The Suez war, which ended on November 6, led to convulsive changes inside Egypt. Anyone holding British or French passports was given as little as forty-eight or seventy-two hours to leave the country. Families who had lived in Egypt for generations, whose children were born there and knew no other way of life, were escorted to the airport and, as squads of rifle-toting soldiers watched, put on planes bound for Europe.

Nasser's speeches brimmed with venom. He vowed to rid Egypt of all “foreigners,” to eliminate the Jewish state, and stamp out the last vestiges of colonialism and the monarchy. People lost their jobs and livelihood overnight when the regime sequestered a business, placing Nasser's officers and loyalists in charge, and insisting that most employees be Egyptian nationals. Entire industries were nationalized as Nasser moved closer and closer to the Soviets.

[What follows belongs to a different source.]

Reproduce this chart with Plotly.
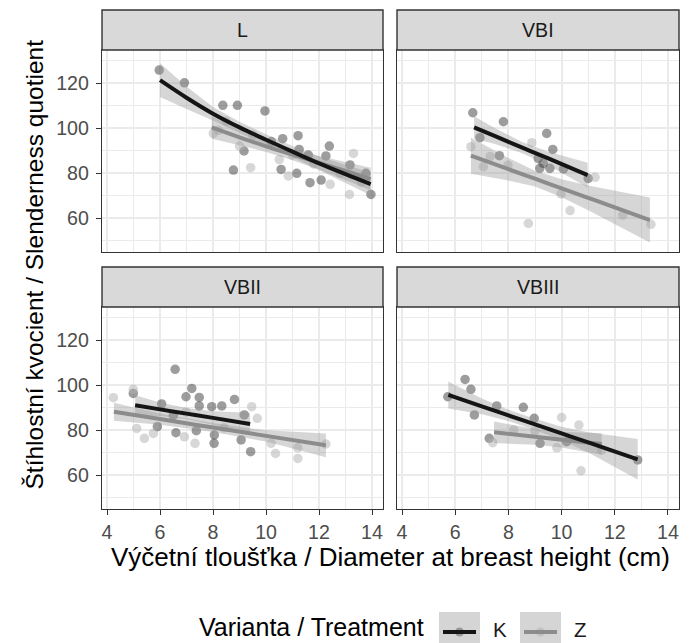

At the movies, during intermission, theaters showed reels of Nasser and Om Kalsoum toasting the defeat of the European and Israeli marauders. The singer was one relic of the Farouk monarchy who was thriving. Because of her overwhelming popularity with the Egyptian people, Nasser courted her and even professed to be among her biggest fans. These days, the woman my father had adored, and who was
said to have been his mistress, delivered fiery anti-Israel tirades and positioned herself as a true daughter of the revolution.